Трепет
Могут быть такие, кто никогда не чувствовал трепета от человеческого прикосновения; но, конечно, их мало! Большинство из нас в раннем детстве обнаруживают странные различия в физическом контакте; мы находим, что некоторые ласки успокаивают, в то время как другие раздражают; и мы формируем в результате различные неразумные симпатии и антипатии. С созреванием юности мы, кажется, чувствуем эти различия все острее и острее, — до того рокового дня, в который мы узнаем, что определенное женское прикосновение передает невыразимую дрожь восторга, — упражняет колдовство, которое мы пытаемся объяснить теориями оккультного и сверхъестественного. Возраст может улыбаться этим магическим фантазиям юности; и тем не менее, несмотря на много науки, воображение влюбленного, вероятно, ближе к истине, чем мудрость разочарованного.
Мы редко позволяем себе в зрелом возрасте думать очень серьезно о таких опытах. Мы не отрицаем их; но мы склонны рассматривать их как нервные идиосинкразии. Мы едва замечаем, что даже в повседневном акте рукопожатия с лицами любого пола могут быть получены ощущения, которые никакая физиология не может объяснить.

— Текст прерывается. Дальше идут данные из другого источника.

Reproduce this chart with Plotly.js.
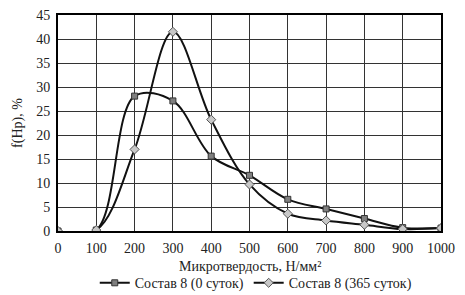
<!DOCTYPE html>
<html><head><meta charset="utf-8">
<script src="https://cdn.plot.ly/plotly-3.0.1.min.js"></script>
<style>html,body{margin:0;padding:0;background:#fff}#c{width:465px;height:295px}</style>
</head><body><div id="c"></div>
<script>
const xVals = [0,100,200,300,400,500,600,700,800,900,1000];
const s0Name = 'Состав 8 (0 суток)';
const s0 = [0,0.2,28.1,27.1,15.6,11.6,6.6,4.6,2.6,0.7,0.6];
const s365Name = 'Состав 8 (365 суток)';
const s365 = [0,0.2,17.0,41.5,23.2,9.7,3.6,2.2,1.3,0.4,0.6];
const xTicks = [0,100,200,300,400,500,600,700,800,900,1000];
const yTicks = [0,5,10,15,20,25,30,35,40,45];
const xTitle = 'Микротвердость, Н/мм²';
const yTitle = 'f(Hp), %';
const font = {family:'Times New Roman, Liberation Serif, serif', size:14, color:'#222'};
const traces = [
 {x:xVals,y:s0,name:s0Name,mode:'lines+markers',line:{color:'#111',width:2,shape:'spline',smoothing:1},
  marker:{symbol:'square',size:6,color:'#7f7f7f',line:{color:'#333',width:1}}},
 {x:xVals,y:s365,name:s365Name,mode:'lines+markers',line:{color:'#111',width:2,shape:'spline',smoothing:1},
  marker:{symbol:'diamond',size:7,color:'#c8c8c8',line:{color:'#555',width:1}}}
];
const layout = {
 width:465,height:295,margin:{l:58,r:24,t:15,b:64,autoexpand:false},
 paper_bgcolor:'#fff',plot_bgcolor:'#fff',font:font,showlegend:true,
 xaxis:{range:[0,1000],tickvals:xTicks,ticktext:xTicks.map(String),showgrid:true,gridcolor:'#333',gridwidth:1,
  zeroline:false,showline:true,linecolor:'#000',linewidth:2,mirror:true,ticks:'',automargin:false,ticklabelstandoff:3,
  tickfont:font},
 yaxis:{range:[0,45],tickvals:yTicks,ticktext:yTicks.map(String),showgrid:true,gridcolor:'#333',gridwidth:1,
  zeroline:false,showline:true,linecolor:'#000',linewidth:2,mirror:true,ticks:'',automargin:false,ticklabelstandoff:3,
  tickfont:font,title:{text:yTitle,font:font,standoff:10}},
 annotations:[{text:xTitle,xref:'paper',yref:'paper',x:0.5,y:-0.165,xanchor:'center',yanchor:'middle',showarrow:false,font:font}],
 legend:{orientation:'h',x:0.55,xanchor:'center',xref:'container',y:0.04,yanchor:'middle',yref:'container',font:font,itemwidth:30,tracegroupgap:0}
};
Plotly.newPlot('c',traces,layout,{displayModeBar:false,staticPlot:true});
</script></body></html>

Я помню прикосновение многих рук — качество каждого пожатия, чувство физической симпатии или отвращения, которое оно пробуждало. Тысячи я, конечно, забыл — вероятно, потому, что их контакт не сказал мне ничего особенного; но сильные опыты я помню полностью. Я обнаружил, что их приятный или неприятный характер часто был совершенно независим от морального отношения: но в самом необычайном случае, который я могу вспомнить — (странно увлекательная личность со страннейшей карьерой поэта, солдата и беженца) — моральное и физическое очарование были одинаково мощными и одинаково редкими. «Всякий раз, когда я пожимаю руку этому человеку», — сказал мне один из многих, кто поддался его чарам, — «я чувствую, как теплый шок проходит через меня, как сияние лета». Даже в этот момент, когда я думаю об этой мертвой руке, я чувствую, как она протянута ко мне через пространство двадцати лет и многих тысяч миль. И все же это была рука, которая убивала...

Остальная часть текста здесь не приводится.